Common Calorie Labeling Mistakes Co-ops Make

The most frequent error is using incorrect portion sizes—the FDA defines standardized portions (e.g., recipes, USDA databases), and co-ops that eyeball portions often mislabel by 10–20%. Seasonal items and rotational bulk recipes frequently lack calculated calories because managers assume temporary items are exempt (they aren't). Co-ops also fail to update labels when suppliers change ingredients or recipes, leading to stale calorie data. Another common issue: assuming bulk items sold by weight don't require labeling—if you offer pre-packaged portions or recommend standard servings, calorie disclosure applies. Some co-ops forget to disclose calories for customizable items (e.g., salad bars, sandwich builders), where calorie ranges or component-based labeling is required.

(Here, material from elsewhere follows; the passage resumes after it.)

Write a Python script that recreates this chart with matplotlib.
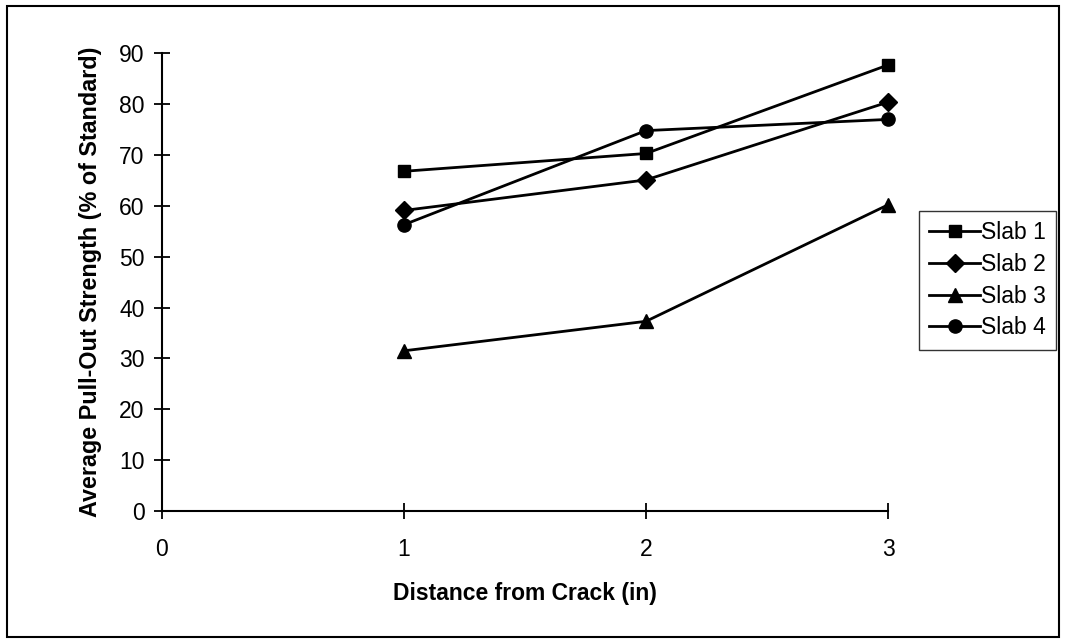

State and Local Enforcement: What You Need to Know

Beyond federal FDA rules, state health departments and city food safety offices enforce menu labeling independently. California, New York, and many municipalities have stricter requirements than the FDA (e.g., additional nutrients, allergen warnings). City health departments conduct routine inspections of prepared food areas and increasingly request calorie documentation and menu audit trails. Violations can result in fines ($1,000–$5,000+ per violation depending on jurisdiction), corrective action orders, and operational restrictions. FDA and state agencies cross-reference menu labeling compliance with other food safety violations, so poor calorie records can compound enforcement outcomes. Work with your state health department and local health officer to confirm specific requirements; many jurisdictions publish guidance documents tailored to small producers and co-ops.